The Fall LIVE @ Under The Bridge, London 10.06.14

Mark E. Smith is The Fall.
Mark E. Smith formed the band in Prestwich, Greater Manchester in 1976.
Mark E. Smith has always been The Fall.
Mark E. Smith will always be The Fall.
Mark E. Smith has released 30 studio albums and numerous compilations and live albums.
Mark E. Smith is the ultimate Svengali, orchestrator, dictator, puppeteer, agitator, overlord; whispering in the ears of his “group” to tweak it, or “turn it up”. They comply. As any member of The Fall always has; otherwise they are out.
Mark E. Smith is a stumbling, rambling, shambling, incoherent drunk. If you passed him in the street his hectoring would annoy, yet put to the outstanding musicianship he currently has at his disposal it transforms into art.
Mark E. Smith has two drummers who create a cacophony of beats, thuds and thumps. Last year’s ‘The Remainderer’ is a thunderous curtain raiser.
Mark E. Smith almost takes someone’s eye out with his microphone. He carries on oblivious.
Mark E. Smith has a goatee. I know; it beggars belief.
Mark E. Smith has been and continues to be a huge influence on the music scene.
Mark E. Smith and The Fall are playing Under the Bridge, Chelsea Football Club’s stadium. The venue is like the club it’s under and brings to mind the band’s 2011 album ‘Ersatz GB’. The place is cynically festooned with photographs with blurb, memorabilia, old concert posters designed to look “authentic” and a large mosaic of John Lennon in the Men’s. Like the age we live in – one where you can “own” the entire back catalogue of an artist within minutes – this is history for cheats. No endeavour, this is fakery of the highest order. Great sound in there, mind.

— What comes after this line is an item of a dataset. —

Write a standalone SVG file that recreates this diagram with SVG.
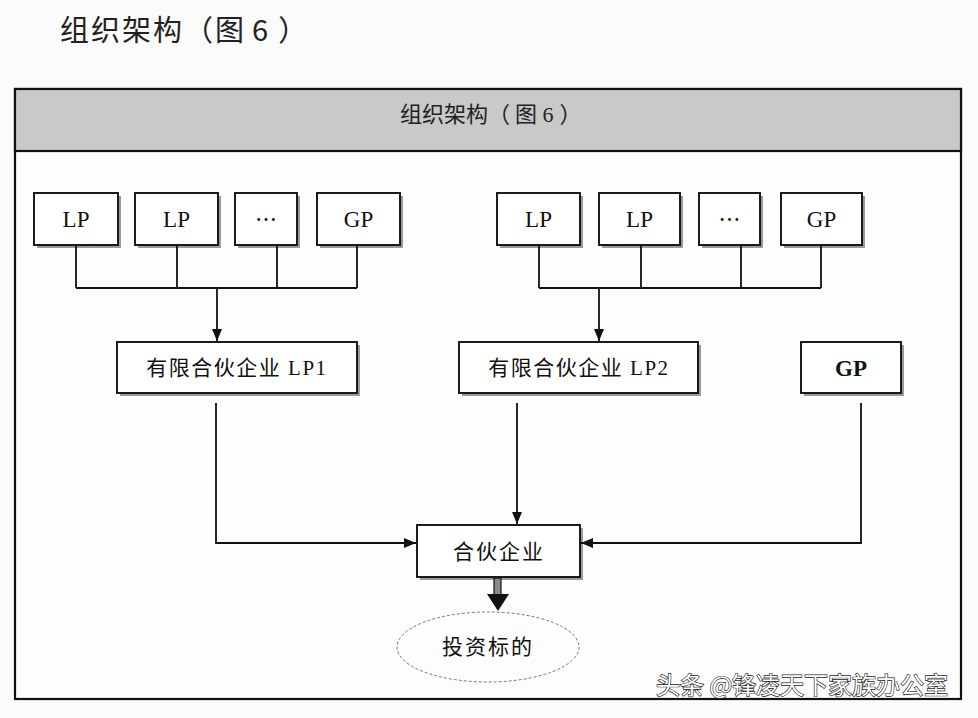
<svg xmlns="http://www.w3.org/2000/svg" width="978" height="718" viewBox="0 0 978 718">
<defs>
<style>
.box{fill:#fff;stroke:#111;stroke-width:1.9}
.sh{fill:#9a9a9a}
.t{font-family:"Liberation Serif","Noto Sans CJK SC",serif;font-size:21px;fill:#111;text-anchor:middle}
.lp{font-size:23px}
.c{fill:none;stroke:#111;stroke-width:1.8}
</style>
<marker id="ah" viewBox="0 0 12 10" refX="12" refY="5" markerWidth="12" markerHeight="10" orient="auto" markerUnits="userSpaceOnUse"><path d="M0,0 L12,5 L0,10 z" fill="#111"/></marker>
</defs>
<rect width="978" height="718" fill="#fbfbfb"/>
<text x="60" y="41" font-family="'Noto Sans CJK SC',sans-serif" font-size="29" fill="#222" letter-spacing="2">组织架构（图<tspan dx="6">6</tspan><tspan dx="8">）</tspan></text>

<g id="frame">
<rect x="15" y="89" width="946" height="610" fill="#fdfdfd" stroke="#111" stroke-width="2.2"/>
<rect x="15" y="89" width="946" height="62" fill="#c9c9c9" stroke="#111" stroke-width="2.2"/>
<text x="400" y="122" font-family="'Liberation Serif','Noto Sans CJK SC',serif" font-size="22" fill="#222">组织架构<tspan>（</tspan><tspan dx="5">图</tspan> 6<tspan dx="6">）</tspan></text>
</g>

<g id="lp-a1"><rect class="sh" x="37" y="196" width="84" height="52"/><rect class="box" x="34" y="193" width="84" height="52"/><text class="t lp" x="76" y="227">LP</text></g>
<g id="lp-a2"><rect class="sh" x="138" y="196" width="83" height="52"/><rect class="box" x="135" y="193" width="83" height="52"/><text class="t lp" x="176.5" y="227">LP</text></g>
<g id="etc-a"><rect class="sh" x="238" y="196" width="62" height="52"/><rect class="box" x="235" y="193" width="62" height="52"/><text class="t" x="266" y="227" style="font-family:'Noto Sans CJK SC',sans-serif;font-size:22px">…</text></g>
<g id="gp-a"><rect class="sh" x="320" y="196" width="83" height="52"/><rect class="box" x="317" y="193" width="83" height="52"/><text class="t lp" x="358.5" y="227">GP</text></g>

<g id="lp-b1"><rect class="sh" x="500" y="196" width="83" height="52"/><rect class="box" x="497" y="193" width="83" height="52"/><text class="t lp" x="538.5" y="227">LP</text></g>
<g id="lp-b2"><rect class="sh" x="602" y="196" width="81" height="52"/><rect class="box" x="599" y="193" width="81" height="52"/><text class="t lp" x="639.5" y="227">LP</text></g>
<g id="etc-b"><rect class="sh" x="702" y="196" width="61" height="52"/><rect class="box" x="699" y="193" width="61" height="52"/><text class="t" x="729.5" y="227" style="font-family:'Noto Sans CJK SC',sans-serif;font-size:22px">…</text></g>
<g id="gp-b"><rect class="sh" x="784" y="196" width="81" height="52"/><rect class="box" x="781" y="193" width="81" height="52"/><text class="t lp" x="821.5" y="227">GP</text></g>

<g id="lp1"><rect class="sh" x="120" y="345" width="240" height="51"/><rect class="box" x="117" y="342" width="240" height="51"/><text class="t" x="237" y="375" letter-spacing="1.5">有限合伙企业 LP1</text></g>
<g id="lp2"><rect class="sh" x="462" y="345" width="239" height="51"/><rect class="box" x="459" y="342" width="239" height="51"/><text class="t" x="579" y="375" letter-spacing="1.5">有限合伙企业 LP2</text></g>
<g id="gp"><rect class="sh" x="804" y="345" width="100" height="51"/><rect class="box" x="801" y="342" width="100" height="51"/><text class="t lp" x="851" y="376" font-weight="bold">GP</text></g>

<g id="partnership"><rect class="sh" x="420" y="528" width="163" height="52"/><rect class="box" x="417" y="525" width="163" height="52"/><text class="t" x="499" y="559" letter-spacing="2">合伙企业</text></g>

<g id="target"><ellipse cx="488" cy="647" rx="91" ry="35" fill="#fdfdfd" stroke="#777" stroke-width="1" stroke-dasharray="3 2"/><text class="t" x="488" y="654" letter-spacing="2">投资标的</text></g>

<g id="connectors">
<path class="c" d="M76,245 V288 M177,245 V288 M277,245 V288 M357,245 V288 M76,288 H357"/>
<path class="c" d="M217,288 V341" marker-end="url(#ah)"/>
<path class="c" d="M539,245 V288 M641,245 V288 M741,245 V288 M821,245 V288 M539,288 H821"/>
<path class="c" d="M599,288 V341" marker-end="url(#ah)"/>
<path class="c" d="M216,403 V543 H416" marker-end="url(#ah)"/>
<path class="c" d="M517,403 V524" marker-end="url(#ah)"/>
<path class="c" d="M861,403 V543 H581" marker-end="url(#ah)"/>
<rect x="494" y="578" width="7" height="17" fill="#8a8a8a" stroke="#111" stroke-width="1.2"/>
<path d="M487,594 L509,594 L498,611 z" fill="#111"/>
</g>

<text x="656" y="694" font-family="'Noto Sans CJK SC',sans-serif" font-size="24" fill="#fff" stroke="#222" stroke-width="1.3" paint-order="stroke">头条 @锋凌天下家族办公室</text>
</svg>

Mark E. Smith is not a fake. Mark E. Smith is an astute cultural commentator, a poet and misanthrope.
Mark E. Smith is sarcastic, sneering and sloshed.
Mark E. Smith shocks himself into action with a rampaging cover of The Big Bopper’s ‘White Lightning’. It threatens to sober him up, it’s as if a switch goers off and he clicks into gear. The song has a hint of Duane Eddy’s ‘Peter Gunn’ and is emblematic of Smith’s influences with his own idiosyncratic input thrown into the mix.
Mark E. Smith’s wife and keyboard player, Elena Palou, plays whilst wearing what appears to be half a parachute. It does not affect her ability to play.
Mark E. Smith encounters a stray from ‘Made in Chelsea’ who clambers on stage. Dressed in pastel colours with decks shoes, he is quickly ushered back into the bewildered crowd.
Mark E. Smith rouses once more for a cover of the Sonics’ ‘Strychnine’ which again highlights the brilliant band currently trading as The Fall.
Mark E. Smith – absent from the stage for the final three songs – performs from afar. Encoring with ‘Theme from Sparta FC’, the band play on with Smith’s badgering, cryptic words beamed in. Lasting just over an hour, it’s a mad, bad and sad experience. In the words of another famous Mancunian, “That joke isn’t funny anymore”.
Mar E. Smith will be doing the same thing tonight. And the next.
Mark E. Smith remains as John Peel uttered: “Always different … always the same”.